Onboarding sequence per partner (Weeks -4 to -2):

  1. MoU signed.
  2. Partner receives Ghasi public cert; sends theirs.
  3. Schema mapping reviewed; adapter implemented if needed.
  4. Dry-run file exchanged; both sides confirm parse.
  5. T-7d production-dry-run; ATRA / partner ACK.
  6. T-0 (Phase 2 start) live federation.
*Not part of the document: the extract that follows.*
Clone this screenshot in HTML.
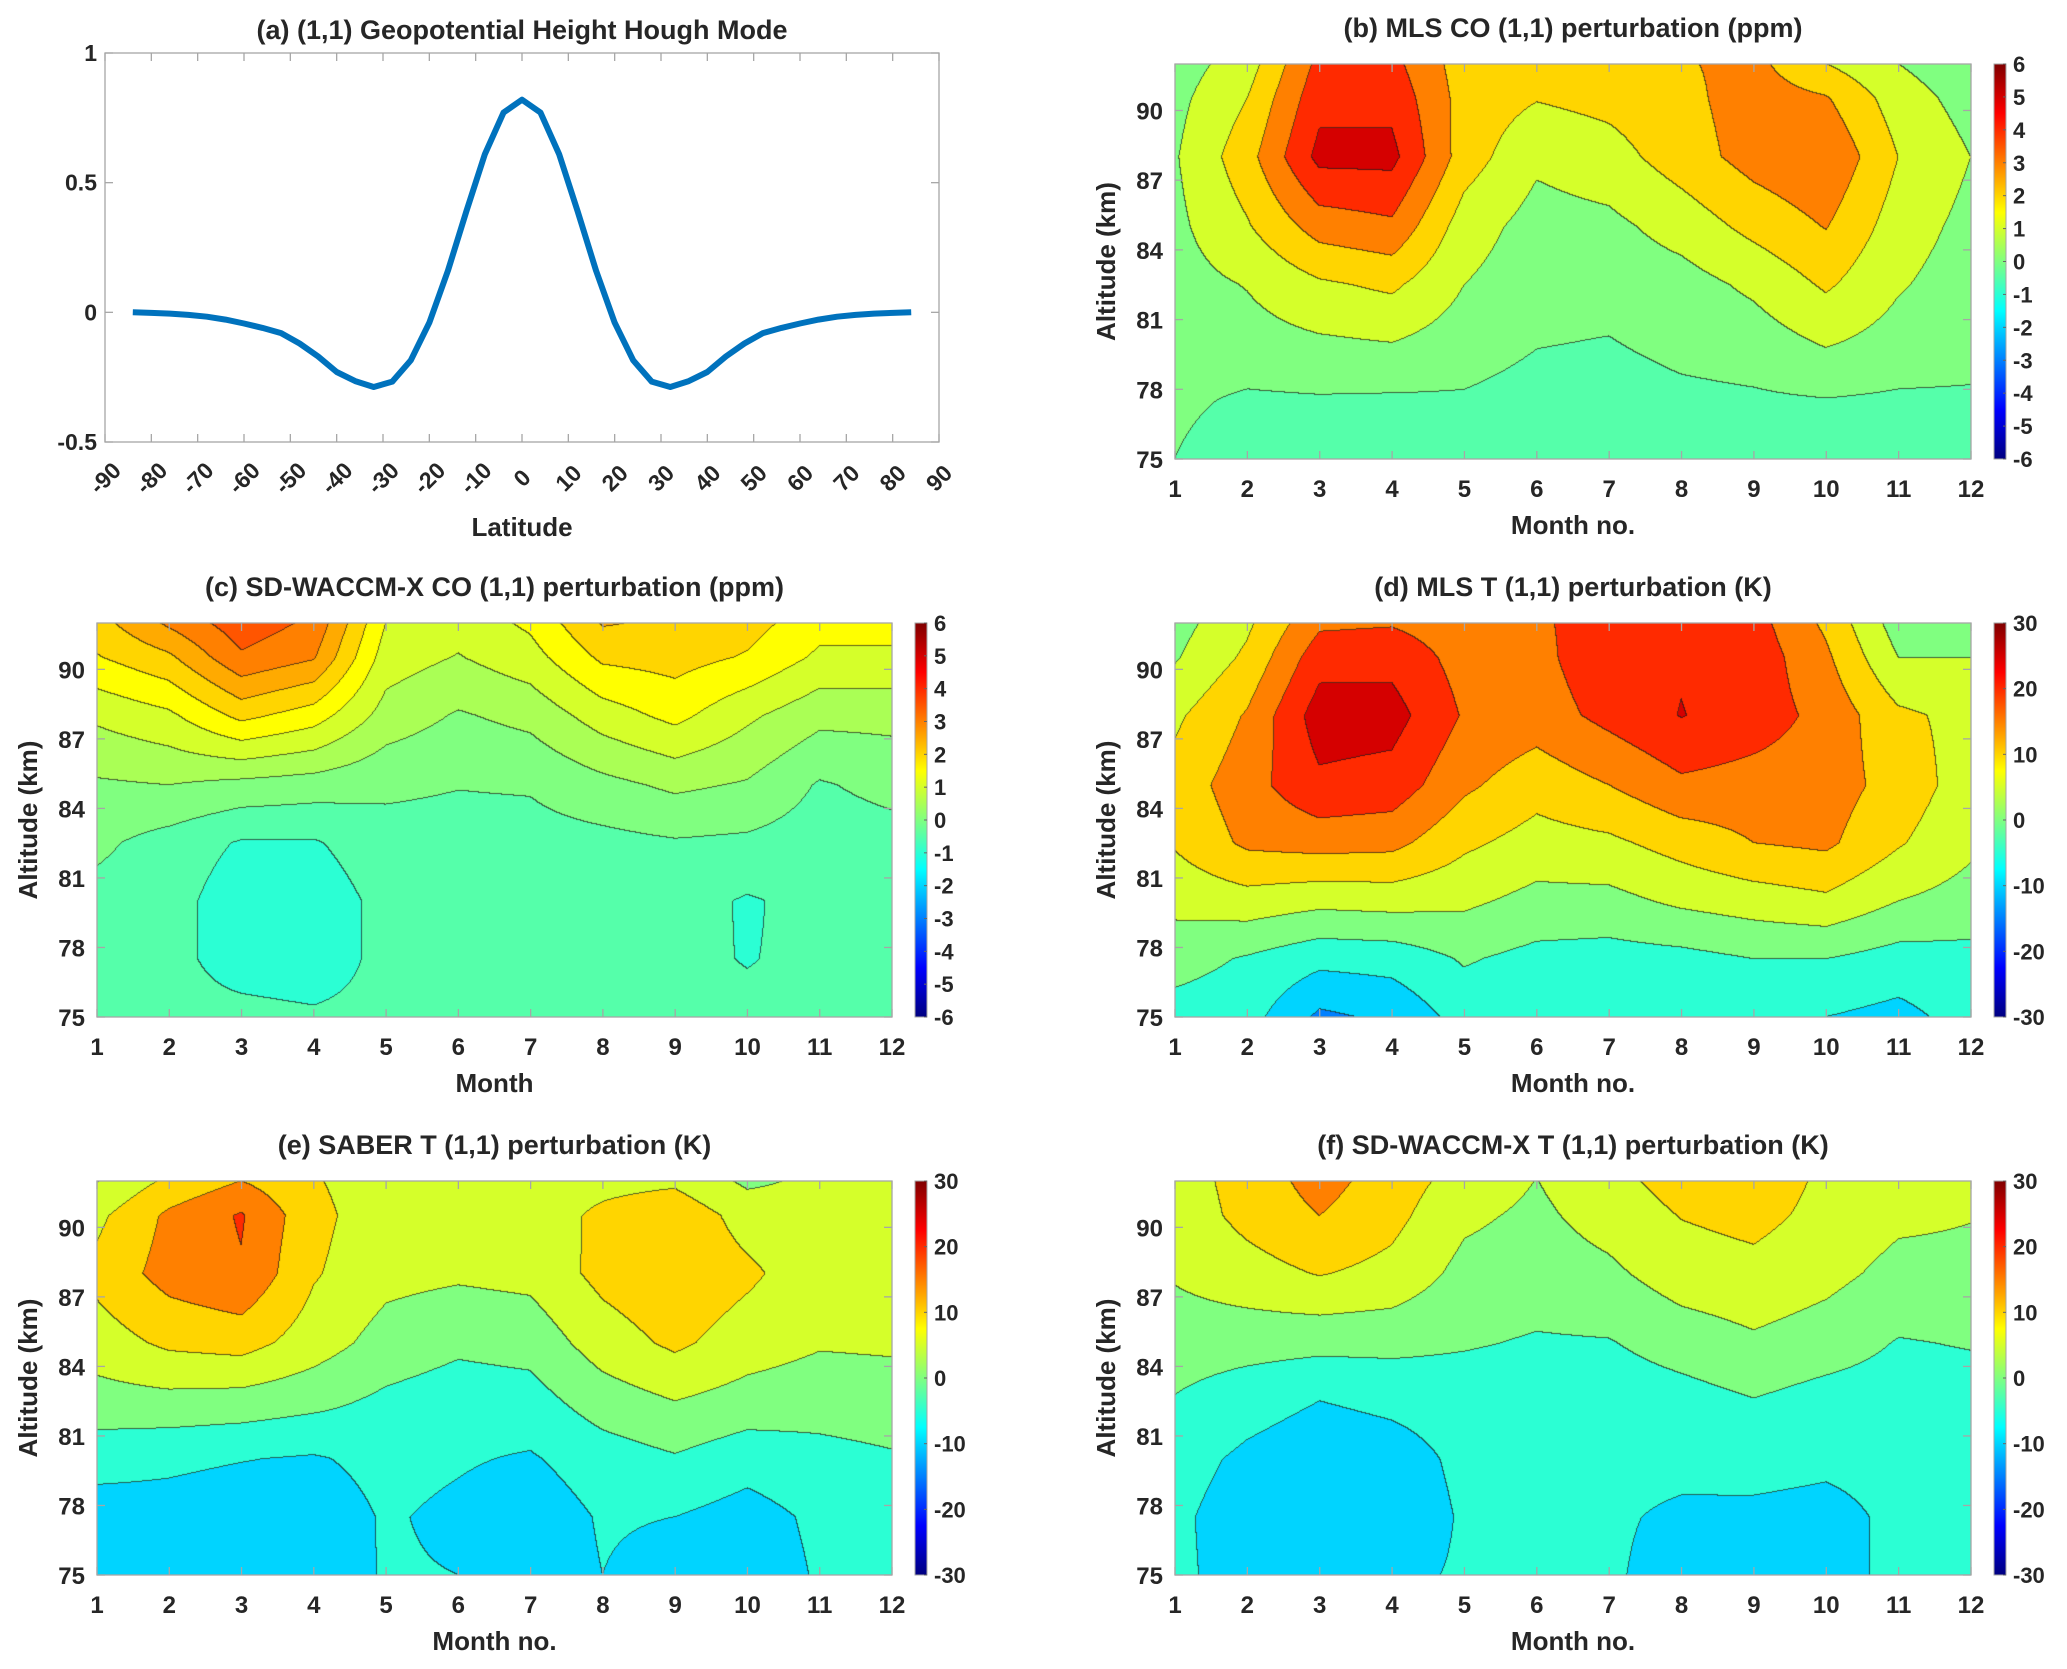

6. Downstream Consumer Migration

ConsumerChangeTiming
routing-engineConsult EvaluateTransit before selecting operator; honour verdictsPhase 2
channel-router-serviceConsult FilterInbound on MO ingestPhase 3
compliance-engineConsume firewall.audit.v1 for tenant scoring signalPhase 2
fraud-intel-serviceConsume firewall.alert.v1 as ML featurePhase 2
sender-id-registry-serviceConsume firewall.alert.v1 to adjust reputationPhase 3
regulator-portal-serviceSIEM stream of firewall.audit.v1Phase 3
admin-dashboardFirewall admin workbench + NOC panelPhase 0

7. Rollback Plan

7.1 During Phase 1

  • No rollback needed (observe only).

7.2 During Phase 2

  • FIREWALL_ENFORCEMENT_TRANSIT = off.
  • routing-engine falls back to previous behaviour.

7.3 During Phase 3

  • FIREWALL_ENFORCEMENT_INBOUND = off reverts to Phase 2.
  • FIREWALL_ENFORCEMENT_TRANSIT = off reverts to Phase 1.
  • FIREWALL_ML_ENABLED = false falls back to rule-based only.

7.4 Catastrophic

  • Fall back to last-known-good Postgres backup.
  • Replay firewall.* NATS events from JetStream (7 d retention).
  • Tenant impact: possible < 1 h state gap.

8. Success Metrics for Migration

MetricTargetMeasurement
Phase-1 shadow-verdict FP projection< 1%Daily report
Phase-2 tenant escalations per day< 10Zendesk
Phase-2 OTP P1 SLA maintainedP95 ≤ 3 sPlatform dashboard
Federation daily sync success≥ 99%Service metric
Adversarial corpus bypasses0CI gate
ML precision (per model)≥ 0.92 / 0.88 / 0.90Held-out test
Migration phase transition ±5 d of planProject tracker

9. Dependencies

  • ATRA + MNO federation MoUs (Regulator Liaison).
  • HSM provisioned for federation signing (ADR-0004 §11).
  • GPU node pool for ML serving (ADR-0004 §6 "np-data").
  • Service mesh + SPIRE SVIDs for mTLS (ADR-0004 §12).
  • fraud-intel-service live and emitting fraud.detected.* (Wave 1 dependency).
  • consent-ledger-service live with CheckConsent (Wave 1 dependency).
  • sender-id-registry-service live with Verify (Wave 1 dependency).

Blocking any dependency blocks the phase in which it first appears.